Hummingbird Morse Code

One of the things I do frequently, either for the sake of experimentation or for inspiration, is to apply multiple levels of processing with the intent of significantly manipulating an otherwise mundane sound. With a myriad of audio effects available to us this is also a good exercise in learning how certain kinds of processing impacts audio.

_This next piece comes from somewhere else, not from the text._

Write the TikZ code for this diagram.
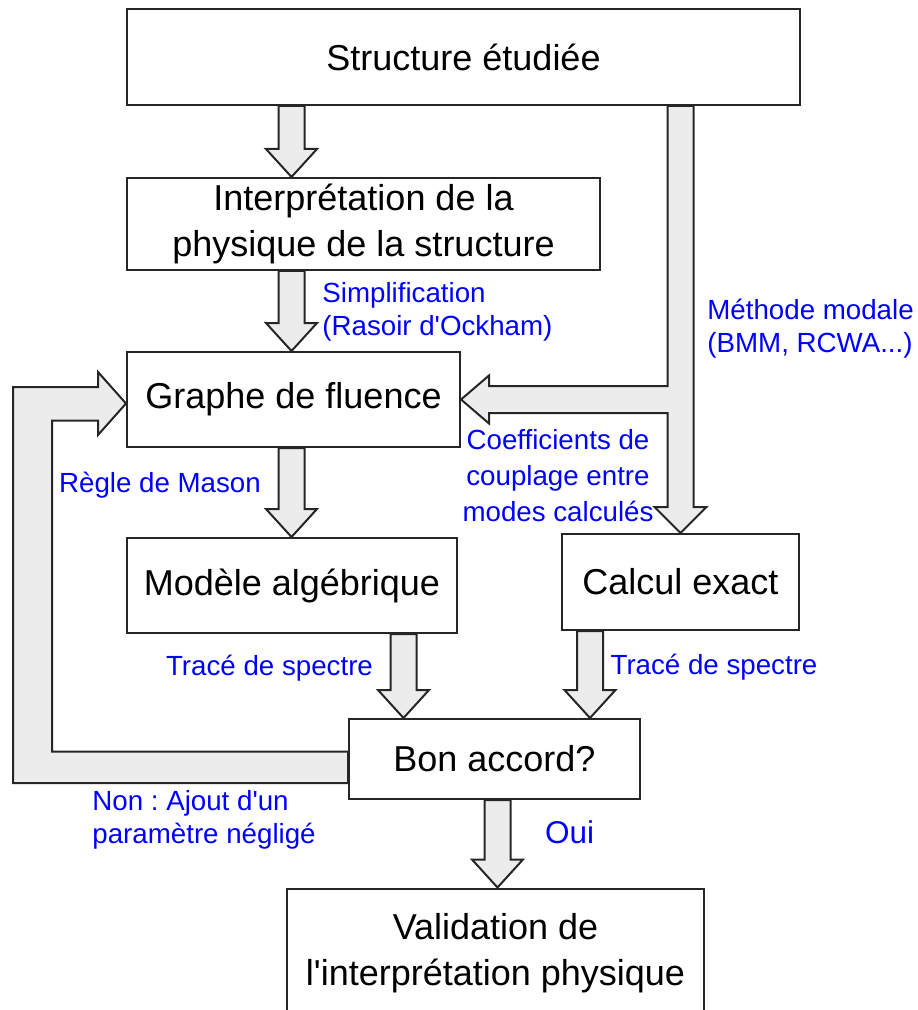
\documentclass[tikz,border=0pt]{standalone}
\usepackage{fontspec}
\setmainfont{Liberation Sans}[Ligatures=TeXOff]
\usetikzlibrary{calc}
\frenchspacing

% hollow vertical arrow from #1 down to its tip #2
\newcommand{\fatdown}[2]{%
    \draw[fatarrow] let \p1=(#1), \p2=(#2) in
        (\x2-6.5pt,\y1) -- (\x2-6.5pt,\y2+14pt) -- (\x2-12.75pt,\y2+14pt) -- (\p2)
        -- (\x2+12.75pt,\y2+14pt) -- (\x2+6.5pt,\y2+14pt) -- (\x2+6.5pt,\y1) -- cycle;
}

\begin{document}
\begin{tikzpicture}[
    x=0.5pt,
    y=-0.5pt,
    box/.style={draw=black!85, line width=1pt, fill=white, align=center,
        inner sep=0pt, font=\fontsize{18}{23}\selectfont},
    note/.style={text=blue, inner sep=0pt, font=\fontsize{13.85}{16.5}\selectfont},
    fatarrow/.style={draw=black!85, fill=gray!15, line width=1pt, line join=miter},
]
    \useasboundingbox (0,0) rectangle (917,1010);
    \clip (0,0) rectangle (917,1010);

    % columns of the arrows
    \coordinate (colA) at (291.5,0);
    \coordinate (colB) at (403.5,0);
    \coordinate (colC) at (590,0);
    \coordinate (colD) at (497.5,0);
    \coordinate (colL) at (32.5,0);

    \node[box, minimum width=336.5pt, minimum height=48pt]   (struct) at (463.5,57)    {Structure étudiée};
    \node[box, minimum width=236.5pt, minimum height=46pt]   (interp) at (363.5,224)   {Interprétation de la\\physique de la structure};
    \node[box, minimum width=166.5pt, minimum height=47.5pt] (graphe) at (293.5,399.5) {Graphe de fluence};
    \node[box, minimum width=165pt,   minimum height=47.5pt] (modele) at (292,585.5)   {Modèle algébrique};
    \node[box, minimum width=118.5pt, minimum height=48pt]   (calcul) at (680.5,582)   {Calcul exact};
    \node[box, minimum width=145.5pt, minimum height=40pt]   (bon)    at (494.5,759)   {Bon accord?};
    \node[box, minimum width=208.5pt, minimum height=64.5pt] (valid)  at (495.5,953) {Validation de\\l'interprétation physique};

    % labels
    \node[note, anchor=west, align=left] (simpl)   at (322,311.5) {Simplification\\(Rasoir d'Ockham)};
    \node[note, anchor=west, align=left] (methode) at (707,328.5) {Méthode modale\\(BMM, RCWA...)};
    \node[note, align=center, font=\fontsize{13.85}{18}\selectfont] (coeff) at (558,476) {Coefficients de\\couplage entre\\modes calculés};
    \node[note] (mason)  at (160,485)   {Règle de Mason};
    \node[note] (trace1) at (269.5,668) {Tracé de spectre};
    \node[note] (trace2) at (714,667)   {Tracé de spectre};
    \node[note, anchor=west, align=left] (non) at (92,819.5) {Non : Ajout d'un\\paramètre négligé};
    \node[note, font=\fontsize{15.75}{18}\selectfont] (oui) at (569.5,832) {Oui};

    % straight arrows
    \fatdown{struct.south -| colA}{interp.north -| colA}
    \fatdown{interp.south -| colA}{graphe.north -| colA}
    \fatdown{graphe.south -| colA}{modele.north -| colA}
    \fatdown{modele.south -| colB}{bon.north -| colB}
    \fatdown{calcul.south -| colC}{bon.north -| colC}
    \fatdown{bon.south -| colD}{valid.north -| colD}

    % modal method branch
    \draw[fatarrow] let \p1=(struct.south -| calcul.north), \p2=(graphe.east), \p3=(calcul.north) in
        (\x3-6.5pt,\y1) -- (\x3-6.5pt,\y2+6.75pt) -- (\x2+14pt,\y2+6.75pt) -- (\x2+14pt,\y2+12pt)
        -- (\p2) -- (\x2+14pt,\y2-12pt) -- (\x2+14pt,\y2-6.75pt) -- (\x3-6.5pt,\y2-6.75pt)
        -- (\x3-6.5pt,\y3+13pt) -- (\x3-13pt,\y3+13pt) -- (\p3) -- (\x3+13pt,\y3+13pt)
        -- (\x3+6.5pt,\y3+13pt) -- (\x3+6.5pt,\y1) -- cycle;

    % feedback loop
    \coordinate (fbin)  at ($(bon.west)+(0,8)$);
    \coordinate (fbout) at ($(graphe.west)+(0,4)$);
    \draw[fatarrow] let \p1=(fbin), \p2=(fbout), \p3=(colL) in
        (\x1,\y1+7.75pt) -- (\x3+9.75pt,\y1+7.75pt) -- (\x3+9.75pt,\y2-8.5pt) -- (\x2-14pt,\y2-8.5pt)
        -- (\x2-14pt,\y2-15.75pt) -- (\p2) -- (\x2-14pt,\y2+15.75pt) -- (\x2-14pt,\y2+8.25pt)
        -- (\x3-9.75pt,\y2+8.25pt) -- (\x3-9.75pt,\y1-8pt) -- (\x1,\y1-8pt) -- cycle;
\end{tikzpicture}
\end{document}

I started with a loop of hand drums going through Fragulator (Pluggo). Fragulator fragments the input signal into chunks, similar to grain-table synthesis. The chunks are looped at varying speeds to create a broad variety of effects. It was already drastically different from the original, so I chose to add only one more device. Harmonic Filter (Pluggo again) controls twenty-five filters with a cellular automata algorithm. I used its filter sweep mechanism to spread the stereo spectrum and provide tonal variety over the 1:25 minute recording.

Humming Bird Morse Code

Blitzen Machine

Here’s a snippet from a track I started working on today. I began by using the same techniques I described in Robot Music and in Robot Conspiracy, only I was more deliberate about the patch changes so that they lock in with the tempo a little bit more nicely.

Another technique I used was to cut up individual slices of my recordings and load the samples into Ableton’s virtual drum machine, Impulse, so I could program patterns of the samples into a variety of MIDI clips. I also used a couple of very short sections of AM Radio Static diffused with a healthy amount of reverb.